Six dimensions form the spine of a comprehensive crypto framework: token issuance, custody of client assets, market abuse, AML / KYT / Travel Rule, taxation, and consumer protection. For every analysed norm we detect which dimensions it touches — via boolean triggers plus a multilingual word-boundary keyword scan. A jurisdiction's maturity then ranks the union of dimensions across all its norms.

High

5+ of 6 dimensions

Medium

3-4 of 6 dimensions

Low

1-2 of 6 dimensions

The previous 40-norms / 3-regulators / anchor-before-2020 heuristic is removed; see src/coverage.py.

The opportunity score

A composite of urgency, service intensity, and maturity. Tunable in one file.

40% Urgency. Days to the next regulatory deadline. Past-due decays from 100 toward a 50 floor over 12 months. Missing deadline + known regime = 30. Missing deadline + unknown regime = 0.
40% Service intensity. Share of the 14 CertiK services triggered (audit, pentest, AML/KYT, proof of reserves, …).
20% Market maturity. The text-grounded six-dimension count from section 4.

Formula in web/lib/scoring.ts. Weight sensitivity has been swept; nine jurisdictions stay top-12 under every combination — see the calibration note below.

Deadline policy

A deadline is shown only when it can be quoted from the source text.

A retroactive audit (scripts/audit_deadlines.py) confirmed only 16 of 83 norm-level deadlines had body grounding; the remaining 67 — many of them publication dates, founding years or inferred end-of-period markers wrongly flagged as deadlines — were removed from the vault. After the Phase 1 rerun, deadlines re-appear if and only if the body quotes the date next to a temporal anchor ("by", "before", "até", "spätestens", "deadline", "in force") within 80 characters.

How much to trust each number

A separate orthogonal score, never used to gate the ranking — it sits next to it so the decision-maker can see what the data is built on.

For every jurisdiction we publish a 0-100 data-confidence score and a tier badge. Four orthogonal components: how much of the country's corpus is LLM-analysed (35%), how many of the six dimensions are covered (25%), how many distinct regulators contribute (15%), and the share of extracted fields backed by a Phase 1 verbatim quote (25%). The badge shown on the home table, the country profile and the recommended-moves cards reflects this score.

Calibration — gold set + F1 + drift gate

Every change to the extraction logic is measured against a hand-labelled ground truth.

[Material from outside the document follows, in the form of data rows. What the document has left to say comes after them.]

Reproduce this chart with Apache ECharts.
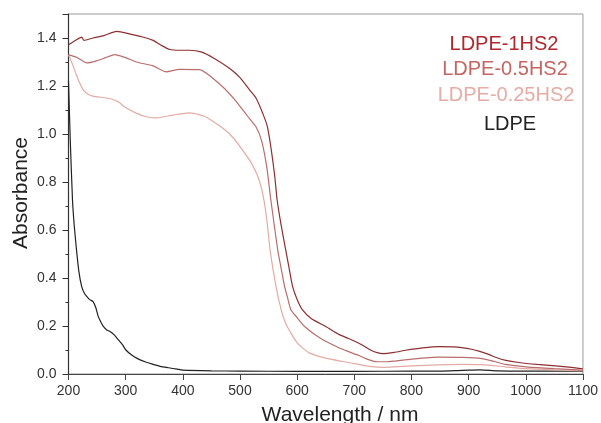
<!DOCTYPE html>
<html>
<head>
<meta charset="utf-8">
<script src="https://cdn.jsdelivr.net/npm/echarts@6/dist/echarts.min.js"></script>
<style>html,body{margin:0;padding:0;background:#fff;}#c{width:601px;height:423px;}</style>
</head>
<body>
<div id="c"></div>
<script>
var seriesNames = ['LDPE-1HS2', 'LDPE-0.5HS2', 'LDPE-0.25HS2', 'LDPE'];
var lineColors = ['#8e2f31', '#b96e6c', '#e3aba3', '#222222'];
var textColors = ['#b0282e', '#c56561', '#e6aca5', '#222222'];

var wl1 = [200,212,223,227,243,262,284,310,336,348,362,377,394,412,432,455,482,500,517,528,540,548,555,561,565,572,580,586,592,600,609,625,650,673,690,708,720,730,740,750,770,790,820,848,880,905,918,935,947,965,988,1020,1052,1080,1100];
var a1  = [1.372,1.39,1.404,1.39,1.40,1.41,1.428,1.415,1.40,1.39,1.37,1.352,1.349,1.349,1.342,1.315,1.273,1.235,1.183,1.15,1.085,1.03,0.93,0.82,0.725,0.62,0.517,0.44,0.365,0.31,0.268,0.23,0.198,0.165,0.148,0.128,0.112,0.098,0.089,0.085,0.09,0.099,0.109,0.114,0.112,0.103,0.095,0.082,0.07,0.057,0.048,0.04,0.034,0.028,0.022];

var wl2 = [200,214,232,249,265,281,300,319,348,371,394,429,470,490,513,528,538,547,554,566,572,578,583,589,600,613,640,674,690,708,720,730,740,755,770,800,848,890,923,945,964,1000,1050,1100];
var a2  = [1.33,1.32,1.296,1.305,1.318,1.331,1.318,1.30,1.284,1.259,1.269,1.268,1.196,1.145,1.075,1.03,0.97,0.86,0.725,0.517,0.44,0.365,0.32,0.268,0.235,0.198,0.15,0.108,0.093,0.077,0.064,0.056,0.051,0.051,0.054,0.062,0.07,0.069,0.064,0.052,0.04,0.03,0.022,0.016];

var wl3 = [200,207,214,220,226,235,243,260,272,287,300,319,336,354,383,412,441,482,517,530,537,543,548,553,563,572,580,589,600,621,650,680,708,730,750,770,800,848,890,923,964,1000,1050,1100];
var a3  = [1.33,1.29,1.245,1.21,1.183,1.165,1.158,1.152,1.148,1.134,1.11,1.086,1.072,1.067,1.079,1.088,1.07,1.0,0.89,0.83,0.78,0.71,0.62,0.51,0.365,0.268,0.21,0.171,0.13,0.088,0.066,0.052,0.04,0.031,0.028,0.03,0.034,0.038,0.04,0.039,0.03,0.022,0.017,0.014];

var wl4 = [200,203,207,210,214,218,223,228,232,237,243,248,252,257,261,267,272,280,287,295,300,310,320,335,348,362,375,390,400,450,500,600,700,800,850,880,900,920,950,1000,1100];
var a4  = [1.22,0.98,0.725,0.62,0.517,0.43,0.365,0.335,0.323,0.31,0.302,0.275,0.24,0.215,0.198,0.183,0.178,0.163,0.143,0.12,0.101,0.08,0.065,0.05,0.04,0.031,0.026,0.02,0.016,0.013,0.012,0.011,0.011,0.012,0.012,0.014,0.016,0.017,0.013,0.012,0.012];

var xTitle = 'Wavelength / nm';
var yTitle = 'Absorbance';

var wls = [wl1, wl2, wl3, wl4];
var abs = [a1, a2, a3, a4];
var legendY = [44, 69, 95, 124];
var legendX = [504, 505, 506, 510];

function pairs(w, a) { return w.map(function (v, i) { return [v, a[i]]; }); }

var series = seriesNames.map(function (n, k) {
  return {
    name: n, type: 'line', data: pairs(wls[k], abs[k]), showSymbol: false,
    smooth: 0.2,
    lineStyle: { color: lineColors[k], width: 1.2 }, z: 10 - k
  };
});

var graphics = seriesNames.map(function (n, k) {
  return {
    type: 'text', x: legendX[k], y: legendY[k],
    style: { text: n, fill: textColors[k], font: '20px "Liberation Sans", Arial, sans-serif', textAlign: 'center', textVerticalAlign: 'middle' }
  };
});
graphics.push({ type: 'text', x: 340, y: 415, style: { text: xTitle, fill: '#222', font: '21px "Liberation Sans", Arial, sans-serif', textAlign: 'center', textVerticalAlign: 'middle' } });
graphics.push({ type: 'text', x: 21, y: 193, rotation: Math.PI / 2, style: { text: yTitle, fill: '#222', font: '21px "Liberation Sans", Arial, sans-serif', textAlign: 'center', textVerticalAlign: 'middle' } });

var chart = echarts.init(document.getElementById('c'), null, { renderer: 'canvas' });
chart.setOption({
  animation: false,
  backgroundColor: '#fff',
  grid: { left: 68.5, right: 17, top: 14, bottom: 49, show: true, borderColor: '#999', borderWidth: 1 },
  xAxis: {
    type: 'value', min: 200, max: 1100, interval: 100,
    axisLine: { show: true, lineStyle: { color: '#444', width: 1 } },
    axisTick: { show: true, length: 6, lineStyle: { color: '#444' } },
    axisLabel: { color: '#333', fontSize: 14, margin: 10, fontFamily: 'Liberation Sans', formatter: function (v) { return String(v); } },
    splitLine: { show: false }
  },
  yAxis: {
    type: 'value', min: 0, max: 1.5, interval: 0.2,
    axisLine: { show: true, lineStyle: { color: '#333', width: 1.2 } },
    axisTick: { show: true, length: 6, lineStyle: { color: '#333' } },
    minorTick: { show: true, splitNumber: 2, length: 3, lineStyle: { color: '#333' } },
    axisLabel: { color: '#333', fontSize: 14, margin: 12, fontFamily: 'Liberation Sans', showMaxLabel: false, formatter: function (v) { return v.toFixed(1); } },
    splitLine: { show: false }
  },
  series: series,
  graphic: graphics
});
</script>
</body>
</html>
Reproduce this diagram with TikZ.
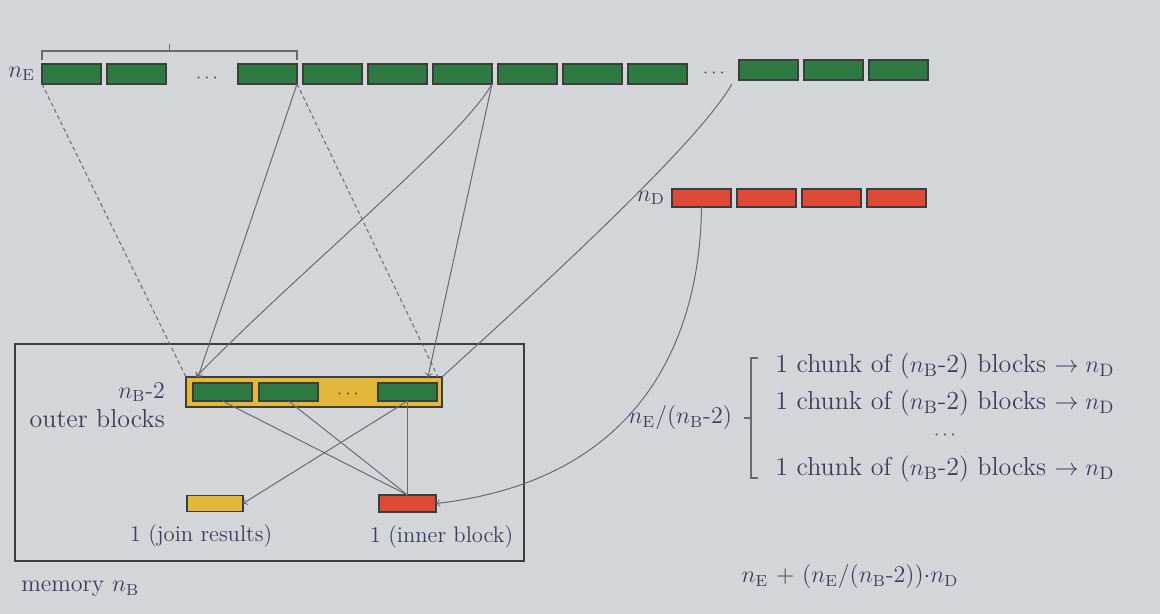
\documentclass[tikz,border=0pt]{standalone}
\usepackage{tikz}
\usetikzlibrary{positioning, calc}
\definecolor{slide}{RGB}{211,213,217}
\definecolor{egreen}{RGB}{46,122,66}
\definecolor{dred}{RGB}{222,74,53}
\definecolor{bufyellow}{RGB}{227,184,58}
\definecolor{rim}{RGB}{60,62,62}
\definecolor{ink}{RGB}{58,62,92}
\definecolor{wire}{RGB}{105,106,116}
\tikzset{
	every node/.append style={
		text=ink,
		font=\large,
	},
	block/.append style={
		draw=rim,
		line width=0.6pt,
		inner sep=0mm,
		outer sep=0mm,
		minimum width=29.5pt,
	},
	eblock/.append style={
		block,
		fill=egreen,
		minimum height=10pt,
	},
	dblock/.append style={
		block,
		fill=dred,
		minimum height=9pt,
	},
	buffer/.append style={
		block,
		fill=bufyellow,
		minimum width=128pt,
		minimum height=15pt,
	},
	wire/.append style={
		draw=wire,
		line width=0.5pt,
	},
	dashwire/.append style={
		wire,
		dash pattern=on 2pt off 1.5pt,
	},
	brk/.append style={
		draw=wire,
		line width=0.6pt,
	},
	chunk/.append style={
		inner sep=2pt,
		font={\fontsize{13}{15}\selectfont},
	},
	smalllbl/.append style={
		font={\fontsize{11.3}{13}\selectfont},
	}
}

\begin{document}
\begin{tikzpicture}[x=0.5pt, y=-0.5pt]
\fill[slide] (0,0) rectangle (1160,614);
\useasboundingbox (0,0) rectangle (1160,614);

% outer relation, n_E blocks
\node(E1)[eblock] at (71.5,74) {};
\node(E2)[eblock, right = 3pt of E1] {};
\node(Edots1) at (207,78) {\small$\cdots$};
\node(E3)[eblock] at (267.5,74) {};
\foreach \ii in {4,...,9} {
	\pgfmathtruncatemacro\jj{(\ii - 1)};
	\node(E\ii)[eblock, right = 3pt of E\jj] {};
};
\node(Edots2) at (714,73) {\small$\cdots$};
\node(E10)[eblock] at (768.5,70) {};
\node(E11)[eblock, right = 3pt of E10] {};
\node(E12)[eblock, right = 3pt of E11] {};
\node(nE)[left = 0pt of E1] {$n_\mathrm{E}$};

% bracket over the first n_B-2 blocks
\draw[brk] ([yshift=2pt]E1.north west) -- ++(0,4.5pt) -| ([yshift=2pt]E3.north east);
\draw[brk] ($([yshift=6.5pt]E1.north west)!0.5!([yshift=6.5pt]E3.north east)$) -- ++(0,3.5pt);

% inner relation, n_D blocks
\node(D1)[dblock] at (701.5,198) {};
\foreach \ii in {2,...,4} {
	\pgfmathtruncatemacro\jj{(\ii - 1)};
	\node(D\ii)[dblock, right = 3pt of D\jj] {};
};
\node(nD)[left = 0pt of D1] {$n_\mathrm{D}$};

% memory
\node(mem)[draw=rim, line width=0.8pt, minimum width=254.5pt, minimum height=108.5pt] at (269.5,452.5) {};
\node(memlbl)[below right = 6pt and 0pt of mem.south west] {memory $n_\mathrm{B}$};

\node(buf)[buffer] at (314,392) {};
\node(B1)[eblock, minimum height=9pt, right = 3.5pt of buf.west] {};
\node(B2)[eblock, minimum height=9pt, right = 3.5pt of B1] {};
\node(B3)[eblock, minimum height=9pt, left = 2.5pt of buf.east] {};
\node(Bdots) at (348,394) {\small$\cdots$};
\node(nBlbl)[left = 7pt of buf] {$n_\mathrm{B}$-2};
\node(outerlbl)[below = -3pt of nBlbl.south east, anchor=north east, font={\fontsize{13}{15}\selectfont}] {outer blocks};

\node(R)[dblock, minimum width=28.5pt, minimum height=8.5pt, below = 47pt of B3] {};
\node(J)[block, fill=bufyellow, minimum width=28pt, minimum height=8pt, left = 68pt of R] {};
\node(Jlbl)[smalllbl, below = 3pt of J, xshift=-7pt] {1 (join results)};
\node(Rlbl)[smalllbl, below = 3pt of R, xshift=17pt] {1 (inner block)};

% reading outer blocks
\draw[dashwire] (E1.south west) -- (buf.north west);
\draw[dashwire] (E3.south east) -- ([xshift=-2pt]buf.north east);
\draw[wire, ->] (E3.south east) -- ([xshift=6pt]buf.north west);
\draw[wire, ->] (E6.south east) .. controls (460,140) and (300,270) .. ([xshift=5pt]buf.north west);
\draw[wire, ->] (E6.south east) -- ([xshift=-7pt]buf.north east);
\draw[wire] (Edots2.south east) .. controls (700,140) and (560,270) .. (buf.north east);

% reading inner block
\draw[wire, ->] (D1.south) .. controls (700,340) and (640,480) .. (R.east);

% joining
\draw[wire] (B1.south) -- (R.north);
\draw[wire] (B2.south) -- (R.north);
\draw[wire] (B3.south) -- (R.north);
\draw[wire, ->] (B3.south) -- (J.east);

% chunks
\node(C1)[chunk, anchor=west] at (771,366) {1 chunk of ($n_\mathrm{B}$-2) blocks $\rightarrow n_\mathrm{D}$};
\node(C2)[chunk, below = 1pt of C1.south west, anchor=north west] {1 chunk of ($n_\mathrm{B}$-2) blocks $\rightarrow n_\mathrm{D}$};
\node(C3)[chunk, anchor=west] at (771,469) {1 chunk of ($n_\mathrm{B}$-2) blocks $\rightarrow n_\mathrm{D}$};
\node(Cdots) at ($(C2)!0.5!(C3)$) {\small$\cdots$};

\coordinate(bt) at ([xshift=-10pt, yshift=4pt]C1.west);
\coordinate(bb) at ([xshift=-10pt, yshift=-4.5pt]C3.west);
\draw[brk] ([xshift=3.5pt]bt) -- (bt) -- (bb) -- ([xshift=3.5pt]bb);
\draw[brk] ($(bt)!0.5!(bb)$) -- ++(-3.5pt,0) coordinate(tick);
\node(nchunks)[left = 2.5pt of tick] {$n_\mathrm{E}$/($n_\mathrm{B}$-2)};

% cost
\node(cost) at (850,577) {$n_\mathrm{E}$ + ($n_\mathrm{E}$/($n_\mathrm{B}$-2))$\cdot n_\mathrm{D}$};
\end{tikzpicture}
\end{document}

The gold set is a stratified sample seeded with the current extraction; a human reviewer corrects each field and pastes a verbatim source quote, then flips reviewed: true. The comparator (scripts/gold.py report) reports per-field precision, recall and F1 against a saved baseline. CI fails any PR that drops a field by more than 5 percentage points.

Current measurement on a 13-row starter pack: support-weighted F1 = 0.80. The model is perfect on exige_certificacao_independente and escopo (1.00) and strong on regime (0.91). The two structural weaknesses are unchanged after the Phase 1 rerun: a bias toward TRUE on exige_seguranca_custodia (0.36) and exige_kyt_aml (0.50), where the source body uses descriptive prose rather than the imperative verbs the validator demands. Net effect for the decision-maker: those two triggers should be cross-checked manually before any commercial move; the other eleven fields are reliable.

Honest limits

What this dashboard is NOT.

Two jurisdictions (IN, SE) have only stub norms — the analysis pass returned no usable signals. They are shown for completeness, not for ranking.
competidores_ativos and forca_relacionamento_certik are intentionally empty — they require business-development input that the LLM cannot infer from public text.
A handful of national gazettes are behind aggressive firewalls and were fetched from official archive snapshots; their content can be slightly stale until the next refresh cycle.
The opportunity score is a heuristic — a high score is a candidate to investigate, not a closed sale.